The airport itself will also soon be transformed. A consortium led by GMR Group, an Indian infrastructure company, and Fraport, owner-operator of Frankfurt airport, is overhauling a structure that has become a national embarrassment.

Indira Gandhi International's leaky ceilings, flickering neon lights and worn-out linoleum will soon fade from memory. GMR is promising a state-of-the-art new terminal by 2010, by which time the airport should have its own metro line to the city centre.

The buzz surrounding these incremental improvements to the capital's infrastructure is part of a bigger change now under way as India starts to make up for decades of under-investment.

It is becoming possible to see snatches of a future in which India's infrastructure is not wholly dysfunctional, a day when visiting Chinese businessmen do not split their sides laughing at the idea that a country many still write off as a large, exotic basket-case might soon emerge as a potent manufacturing rival.

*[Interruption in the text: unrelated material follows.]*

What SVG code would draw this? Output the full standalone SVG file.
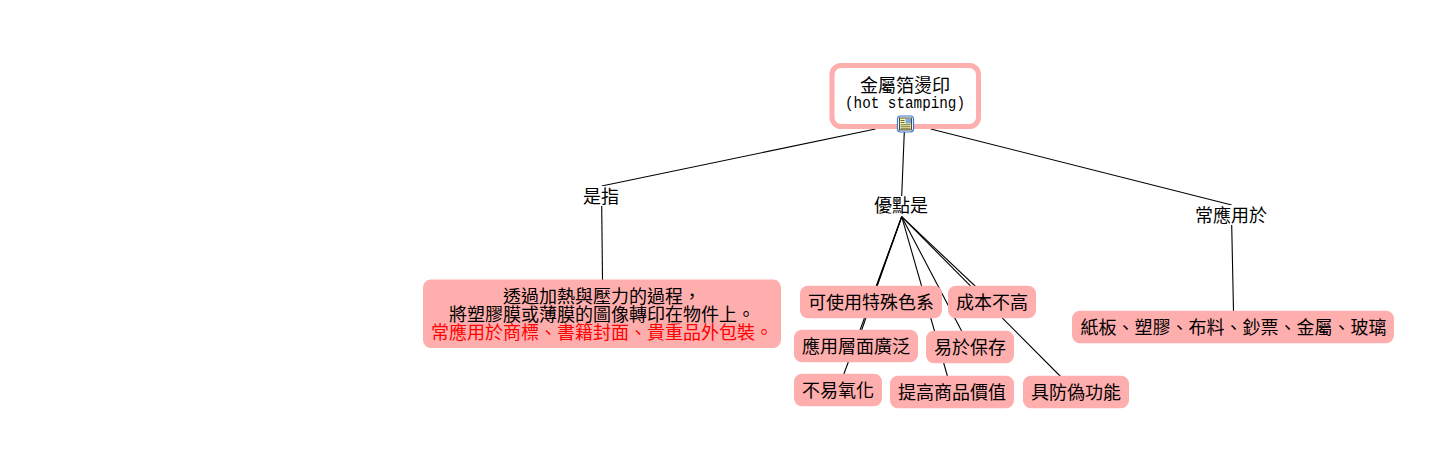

The government is alive to the urgency of the infrastructure challenge. Its latest five-year plan, which calls for infrastructure spending of $492bn by 2012, up from $200bn in the prior 60-month period, is ambitious. But it remains more of an aspiration than a promise.

The government plans to contribute just 30 per cent of the total, some $149bn, leaving the rest to the private sector, a tall order in the absence of a developed corporate bond market and a stable regulatory environment.

The electoral cycle is unlikely to help the government harness its available resources for infrastructure. In the run-up to a general election that must be held by May 2009, technocrats in the government will come under intense pressure to prioritise populist projects with an immediate pay-off, a trend already evident in the policymaking paralysis over whether to pass on rising fuel prices to heavily subsidised consumers, rather than ones with distant - but more lasting - returns to the economy.

The Congress party, which leads the United Progressive Alliance coalition, is showing signs of electoral nerves. It performed poorly in all five state assembly elections held last year.

It lost power in two states (Punjab and Uttarakhand), clung on in one small state (Goa), was humiliated in India's most populous and politically most important state (Uttar Pradesh) and failed to oust the Bharatiya Janata party from power in December's closely watched two-way fight in Gujarat.

There is mounting pressure on Palaniappan Chidambaram, who as finance minister has made progress in reducing the fiscal deficit, to deliver an electioneering "people's budget" on February 29.

Combined with a looming public sector pay review, this could unravel much of his good work. Some Congress leaders see the budget as a last chance to buy votes with handouts aimed at softening the sting of widening inequalities between rich and poor, urban and rural areas and upper and lower castes.

The government is aware that even though overall poverty levels are falling, in a country in which up to 900m still survive on under $2 a day, there are large numbers who, in relative terms, feel poorer and angrier than ever. Manmohan Singh, India's thoughtful prime minister, warned in a speech to a business group last year that if the wealthy did not behave in a more "socially responsible" manner, the country's growth process could be at risk. "Our polity may become anarchic and our society may get further divided," he said.

While Mr Singh knows that investment in physical and social infrastructure would be the best way to promote inclusive growth, it is unlikely that he will be able to stop the Congress party - hardly immune to the appeal of a return to the politics of envy - from squandering resources on redistributive measures with more immediate political payoffs ahead of the election.

New Delhi, then, will not be built in a day. But the changes afoot in the capital may herald the beginning of the end of India's long infrastructural nightmare.